Lecture Notes: Solving Systems of Equations by Elimination Method

Key Concepts

Elimination or Addition Method: A method used to solve systems of equations by adding the equations together to eliminate one variable.
The elimination method is faster than graphing and estimating the point of intersection for the solution.

Multiply Equations: Adjust one or both equations by multiplying them by appropriate numbers to ensure one variable has the same coefficient but opposite signs.
Add Equations: Add the two equations together so that one variable is eliminated.
Solve Equation: Solve the resulting equation with one variable.
Substitute Solution: Substitute the solution back into one of the original equations to find the remaining variable.

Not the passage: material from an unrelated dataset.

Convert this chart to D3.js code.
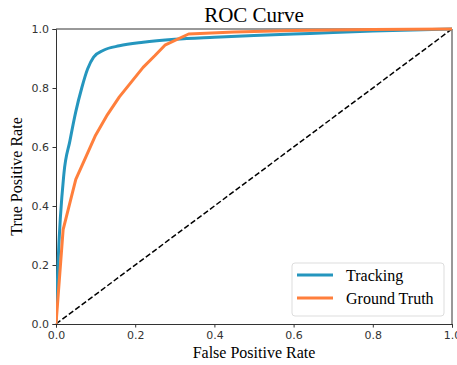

Choose which variable to eliminate by ensuring opposite coefficients.
Multiply and add equations:
- Example transformation:
  - 2x and 3x to 6x and -6x.
Eliminate variable, solve for remaining:
- 19y = 38, y = 2
- Substitute y: x = -2
Solution: x = -2, y = 2
System is consistent and independent.

Problem Statement: Sunset Phone offers two plans:
- Plan A: $5/month + $0.08/minute
- Plan B: $0.12/minute, no monthly fee
Objective: Find when the two plans cost the same.
Variable: x = number of minutes
Set Equations:
- Plan A total cost: 0.08x + 5
- Plan B total cost: 0.12x
Equality: 0.08x + 5 = 0.12x
Solve:
- Simplify to: 8x + 500 = 12x
- Result: x = 125 minutes
Conclusion: Plans cost the same at 125 minutes usage.

The elimination method provides a systematic approach to solving systems of equations efficiently.
Real-world applications, such as phone plan comparisons, can be solved using this method.
Helps in determining consistency and independence of systems.